At home, his loving wife Gloria (Oprah Winfrey) raises their two sons, and the family benefits from a comfortable middle-class existence enabled by Cecil’s White House position. But Cecil’s commitment to his “First Family” fosters tensions at home, alienating Gloria and creating conflict with his anti-establishment son (David Oyelowo). Through the eyes and emotions of the Gaines family, Daniels’ film follows the changing tides of American politics and race relations; from the assassinations of John F. Kennedy and Martin Luther King, to the Freedom Riders and Black Panther movements, to the war in Vietnam and the Watergate scandal, Cecil experiences the effects of these events as both an insider and a family man. The incredible supporting cast includes Yaya Alafia, Mariah Carey, John Cusack, Jane Fonda, Cuba Gooding, Jr., Terrence Howard, Elijah Kelley, Minka Kelly, Lenny Kravitz, James Marsden, Alex Pettyfer, Aml Ameen, Vanessa Redgrave, Alan Rickman, Liev Schreiber and Robin Williams. The film arrives in US cinemas on August 16th. Expect a UK release date for ‘The Butler’ shortly.
‘The Butler’ covers more than 80 years of American history through the eyes of a White House butler and his family – decades of unspeakable strife and conflict, from segregation to the election of Barack Obama to the presidency.
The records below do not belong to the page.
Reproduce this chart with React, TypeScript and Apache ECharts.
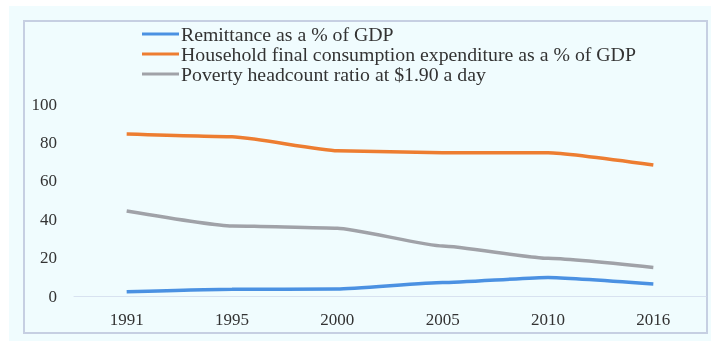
import React, { useEffect, useRef } from "react";
import * as echarts from "echarts";

const years = ["1991", "1995", "2000", "2005", "2010", "2016"];
const remittance = [2.2, 3.5, 3.6, 7.0, 9.7, 6.3];
const consumption = [84.4, 83.0, 75.7, 74.6, 74.6, 68.2];
const poverty = [44.3, 36.5, 35.3, 26.0, 19.6, 14.9];
const seriesNames = [
  "Remittance as a % of GDP",
  "Household final consumption expenditure as a % of GDP",
  "Poverty headcount ratio at $1.90 a day",
];
const colors = ["#4b91e2", "#ed7d31", "#a0a2a8"];

const FONT = "'Liberation Serif', 'Times New Roman', serif";

export default function App() {
  const ref = useRef<HTMLDivElement>(null);
  useEffect(() => {
    if (!ref.current) return;
    const chart = echarts.init(ref.current, undefined, { renderer: "svg" });
    const data = [remittance, consumption, poverty];
    chart.setOption({
      animation: false,
      graphic: [
        {
          type: "rect",
          z: -10,
          silent: true,
          shape: { x: 9, y: 6, width: 702, height: 335 },
          style: { fill: "#f0fcfe" },
        },
        {
          type: "rect",
          z: -9,
          silent: true,
          shape: { x: 24, y: 21, width: 683, height: 312 },
          style: { fill: "none", stroke: "#c6cfe2", lineWidth: 2 },
        },
      ],
      legend: {
        orient: "vertical",
        left: 142,
        top: 24,
        itemGap: 0,
        itemWidth: 37,
        itemHeight: 3,
        icon: "rect",
        padding: 0,
        textStyle: {
          fontFamily: FONT,
          fontSize: 19.8,
          lineHeight: 19,
          color: "#333",
          padding: [0, 0, 0, -3],
        },
        data: seriesNames,
      },
      grid: { left: 74, right: 5, top: 104, bottom: 45, containLabel: false },
      xAxis: {
        type: "category",
        data: years,
        boundaryGap: true,
        axisLine: { show: true, lineStyle: { color: "#d8e2f0", width: 1 } },
        axisTick: { show: false },
        axisLabel: {
          fontFamily: FONT,
          fontSize: 17,
          color: "#333",
          margin: 15,
        },
      },
      yAxis: {
        type: "value",
        min: 0,
        max: 100,
        interval: 20,
        axisLine: { show: false },
        axisTick: { show: false },
        splitLine: { show: false },
        axisLabel: {
          fontFamily: FONT,
          fontSize: 17,
          color: "#333",
          margin: 17,
        },
      },
      series: seriesNames.map((name, i) => ({
        name,
        type: "line",
        data: data[i],
        smooth: 0.15,
        smoothMonotone: "x",
        showSymbol: false,
        symbol: "none",
        color: colors[i],
        lineStyle: { color: colors[i], width: 3.5 },
      })),
    });
    return () => chart.dispose();
  }, []);
  return (
    <div
      ref={ref}
      style={{ position: "fixed", left: 0, top: 0, width: 711, height: 341 }}
    />
  );
}
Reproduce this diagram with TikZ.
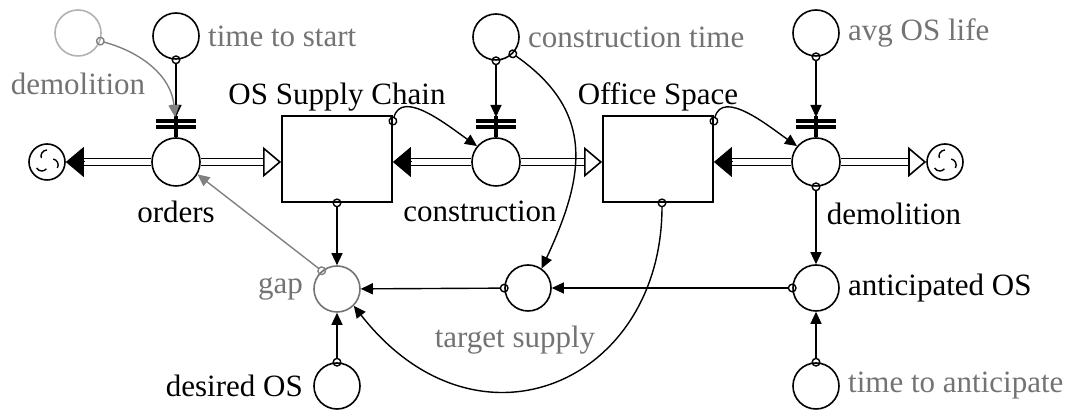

I can imagine that there was many elements to this story that interested you?
Oprah Winfrey: Definitely. It’s the story told through the eyes of Cecil Gaines, who is a butler in the White House for eight Presidents. And during the era of those Presidents, each one, so much was happening in America and so much was happening in this mans life and within his own family. It tells the story through one mans eyes, the story of what was happening in the culture and the country, in terms of the Civil Rights movement. So much of what happened in the film is what happened to many individuals. It’s really about growing into acceptance that a new day was coming, for all of is.